Bradley came with a resume that showed he has trouble working and playing well with others. When he’s healthy enough to play and work, that is.
Pure propaganda. Irresponsible, just like much of what we see spewed throughout our papers and other media outlets. What do you consider playing well with others, Steve? Bradley actually has a good reputation, if you ask former teammates and managers. The only ax MB truly has to grind is with people like you. Unfortunately, players and managers rarely discuss their peers in the media, so this is seldom mentioned. Certainly seldom heard over the usual tripe about Milton's problems, which I admit certainly are existant, but would go barely noticed if it were not for the work of our beloved media. Actually, work is too strong a word for what you do. Gastrointestinal explosions are more coherent than your opinions, and certainly more grounded in reality. So if by "others" you mean "the media", then you have a point. Last I heard, the big checks are for winning games and making fans happy, not for spouting meaningless cliches in postgame interviews so you can discuss them in your next column.
OK, so let’s see if I have this right: isn’t healthy, got booed, wouldn’t talk -- and it’s someone else’s fault.
The only thing different is he’s compounding the agony by not hitting.

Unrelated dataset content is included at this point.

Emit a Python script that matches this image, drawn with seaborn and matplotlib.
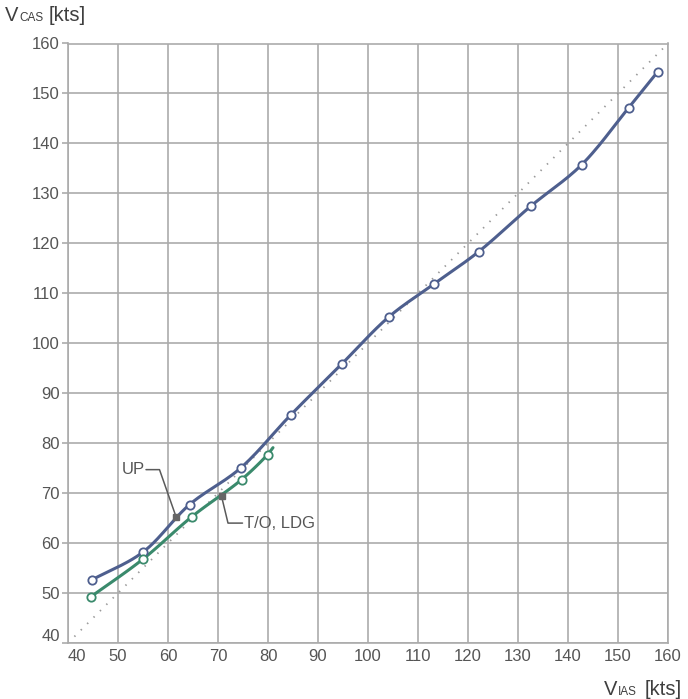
import numpy as np
import pandas as pd
import matplotlib
matplotlib.use("Agg")
import matplotlib.pyplot as plt
import matplotlib.transforms as mtransforms
import seaborn as sns

# Airspeed calibration: indicated (IAS) vs calibrated (CAS), knots
ias_up = [44.7, 55.0, 64.3, 74.5, 84.5, 94.7, 104.2, 113.1, 122.1, 132.5, 142.7, 152.1, 157.9]
cas_up = [52.6, 58.2, 67.7, 75.0, 85.6, 95.8, 105.3, 111.8, 118.3, 127.4, 135.7, 147.1, 154.3]

ias_to = [44.5, 55.0, 64.8, 74.7, 79.9]
cas_to = [49.2, 56.8, 65.3, 72.7, 77.7]
to_line_end = (81.0, 79.1)

# Labelled flap settings: (text, point on curve, leader elbow, text anchor)
label_up = ("UP", (61.6, 65.3), (58.3, 74.7), (55.6, 74.7))
label_to = ("T/O, LDG", (70.7, 69.4), (72.0, 64.0), (74.9, 64.0))

ticks = list(range(40, 161, 10))

BLUE = "#4e5f8e"
GREEN = "#3a8a6c"
GRID = "#ababab"
TEXT = "#555555"


def smooth(xs, ys, n=24):
    """Centripetal Catmull-Rom curve through the given points."""
    p = np.column_stack([xs, ys]).astype(float)
    p = np.vstack([2 * p[0] - p[1], p, 2 * p[-1] - p[-2]])
    out = []
    for i in range(1, len(p) - 2):
        p0, p1, p2, p3 = p[i - 1], p[i], p[i + 1], p[i + 2]
        t0 = 0.0
        t1 = t0 + np.linalg.norm(p1 - p0) ** 0.5
        t2 = t1 + np.linalg.norm(p2 - p1) ** 0.5
        t3 = t2 + np.linalg.norm(p3 - p2) ** 0.5
        t = np.linspace(t1, t2, n)[:, None]
        a1 = (t1 - t) / (t1 - t0) * p0 + (t - t0) / (t1 - t0) * p1
        a2 = (t2 - t) / (t2 - t1) * p1 + (t - t1) / (t2 - t1) * p2
        a3 = (t3 - t) / (t3 - t2) * p2 + (t - t2) / (t3 - t2) * p3
        b1 = (t2 - t) / (t2 - t0) * a1 + (t - t0) / (t2 - t0) * a2
        b2 = (t3 - t) / (t3 - t1) * a2 + (t - t1) / (t3 - t1) * a3
        c = (t2 - t) / (t2 - t1) * b1 + (t - t1) / (t2 - t1) * b2
        out.append(c if i == 1 else c[1:])
    c = np.vstack(out)
    return pd.DataFrame({"x": c[:, 0], "y": c[:, 1], "order": np.arange(len(c))})


sns.set_theme(style="white")
plt.rcParams["font.family"] = ["Liberation Sans", "DejaVu Sans"]

fig = plt.figure(figsize=(6.88, 6.99), dpi=100)
ax = fig.add_axes([68 / 688, 1 - 643 / 699, 600 / 688, 599.5 / 699])

# reference diagonal IAS = CAS
ax.plot([40, 160], [40, 160], color="#9a9a9a", lw=1.3, ls=(0, (0.8, 4.2)), zorder=2)

up_curve = smooth(ias_up, cas_up)
to_curve = smooth(ias_to + [to_line_end[0]], cas_to + [to_line_end[1]])

sns.lineplot(data=up_curve, x="x", y="y", sort=False, estimator=None,
             color=BLUE, lw=2.2, ax=ax, zorder=3)
sns.lineplot(data=to_curve, x="x", y="y", sort=False, estimator=None,
             color=GREEN, lw=2.2, ax=ax, zorder=3)
sns.scatterplot(x=ias_up, y=cas_up, marker="o", s=36, facecolor="white",
                edgecolor=BLUE, linewidth=1.3, ax=ax, zorder=4)
sns.scatterplot(x=ias_to, y=cas_to, marker="o", s=36, facecolor="white",
                edgecolor=GREEN, linewidth=1.3, ax=ax, zorder=4)

# flap-setting labels with leader lines
for text, pt, elbow, anchor in (label_up, label_to):
    ax.plot([anchor[0], elbow[0], pt[0]], [anchor[1], elbow[1], pt[1]],
            color="#5a5a5a", lw=1.1, zorder=5)
    ax.plot([pt[0]], [pt[1]], marker="s", ms=5, color="#666666", mec="#666666", zorder=6)
ax.text(label_up[3][0] - 0.2, label_up[3][1], label_up[0], ha="right", va="center",
        fontsize=12, color=TEXT)
ax.text(label_to[3][0] + 0.2, label_to[3][1], label_to[0], ha="left", va="center",
        fontsize=12, color=TEXT)

ax.set_xlim(40, 160)
ax.set_ylim(40, 160)
ax.set_xticks(ticks)
ax.set_yticks(ticks)
ax.set_xticklabels([str(t) for t in ticks])
ax.set_yticklabels([str(t) for t in ticks])
ax.set_xlabel("")
ax.set_ylabel("")
ax.grid(True, color=GRID, lw=1.2)
ax.set_axisbelow(True)
for sp in ax.spines.values():
    sp.set_color(GRID)
    sp.set_linewidth(1.2)
ax.tick_params(axis="x", length=0, pad=4, labelsize=12, labelcolor=TEXT)
ax.tick_params(axis="y", length=4, width=1.2, color=GRID, pad=2, labelsize=12,
               labelcolor=TEXT, left=True)

# nudge the shared corner labels apart
fig.canvas.draw()
ax.get_xticklabels()[0].set_transform(
    ax.get_xticklabels()[0].get_transform()
    + mtransforms.ScaledTranslation(9 / 100, 0, fig.dpi_scale_trans))
ax.get_yticklabels()[0].set_transform(
    ax.get_yticklabels()[0].get_transform()
    + mtransforms.ScaledTranslation(0, 8 / 100, fig.dpi_scale_trans))


def axis_title(x0, y0, parts):
    """Place 'V' + small subscript + unit, positions in pixels from top-left."""
    for dx, s, size in parts:
        fig.text((x0 + dx) / 688, 1 - y0 / 699, s, fontsize=size, color="#3f3f3f",
                 ha="left", va="baseline")


axis_title(5, 21, [(0, "V", 14.5), (14, "CAS", 8.5), (44, "[kts]", 14.5)])
axis_title(604, 695, [(0, "V", 14.5), (14, "IAS", 8.5), (41, "[kts]", 14.5)])

fig.savefig("out.png", dpi=100)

See, he also came in with a baseball card that said he could fall off a gurney and still get on base. But now he can’t even do that, and worse, he’s reading from the good book of I-confess-he-did-it.
What are you even talking about? Whose fault is it? You make allusions to statements which do not exist. You read between the lines to extract whatever you can from Milton's comments. There is a word which captures this quite well: Lying.
You are lying, taking the words spoken into your microphones and distorting them into whatever you damn well please. Why? I have no clue. It's juvenile and pathetic and manipulative, all for some perverse pleasure derived from attacking an athlete in print. The same print which you control. Since you are making baseless explanations of Milton's behavior however you need to write a column, I feel justified in making one of my own about you, Steve. Your work reminds me of several famous authors who also were well-known for their work in media: Mao Zedong, Adolf Hitler, and Kim Jong-Il. When you are the only game in town (since newspapers tend not to engage in columnist-battles, this is true even with three papers: Bruce Miles is far too professional to publicly trash you, and he is basically the only legitimate sportswriter in town. The others generally spit the same gossip and commentary suitable for "fans" drunk in the bleachers yelling at opposing players they can barely name)
The Cubs believe their employees have a responsibility to deal with the media, so whatever Bradley thinks and whomever he wants to blame for his miserable first impression, he found media sanctuary by talking to Cubs.com.Yeah, and what's your problem with this?
Hell, Carrie Muskat is even better than you. Which says something.
First, the Cubs don’t like that strategy, especially not for $30 million. Second, the manager is the one dropping you in the lineup at whatever point you become healthy enough to actually be in the lineup. And third, it’s your responsibility to stay healthy, it’s your responsibility to hit, it’s your responsibility to run hard.
Goodness, pal, it could not be simpler: Perform, and everyone will love you; fail, and it’ll be on you no matter who you try to blame.
Really, the Cubs don't like that strategy? What quotation would lead you to believe this? I must have missed it, or more likely, it simply does not exist outside your imaginary world of sportswriting fame and glamour.
Yes, the manager is dropping Bradley in the lineup. This is the same manager who batted Reed Johnson cleanup against RHP Monday. While you know far too little to report anything on baseball strategy outside of the usual outdated and proven false cliches, we know better: Lou makes terrible strategic decisions routinely, and his opinion on valid strategy is worthless. He has the uniform and experience, which is really all that he has backing up some of these decisions. Neil Cotts as a LOOGY. Reed cleanup vs. RHP. Lee 3rd and cold as ice while Hoff plays the occasional game butchering RF? Gathright pretty much ever. All brutal, all routine with Lou (although he is sadly par for the course as far as MLB managers go)
I do agree with your third point above, which is about the only sentence in the whole article with which I can agree. Milton, it is your job to stay healthy and play hard, although I would be fine seeing you jog out some ground balls if you think that helps you stay healthy. You know yourself better than we, Mr. Bradley. We know little, due to the media BS which stands between you and us fans. Perhaps someday we can get you a BCB interview (which if such an interview were feasible, I would love to conduct and would do pretty much anything necessary to make a reality), and then you can tell your tale freely and without threat of Rosenbloom or another hack tearing your direct quotations to shreads of their intended and stated meanings.
And as for Steve: the season is young, your job is safe (for now), and Bradley has yet to have the ABs necessary to raise his average. Better celebrate with another column of hateful drivel while you still can. Go Cubs, beat the Dbacks tonight!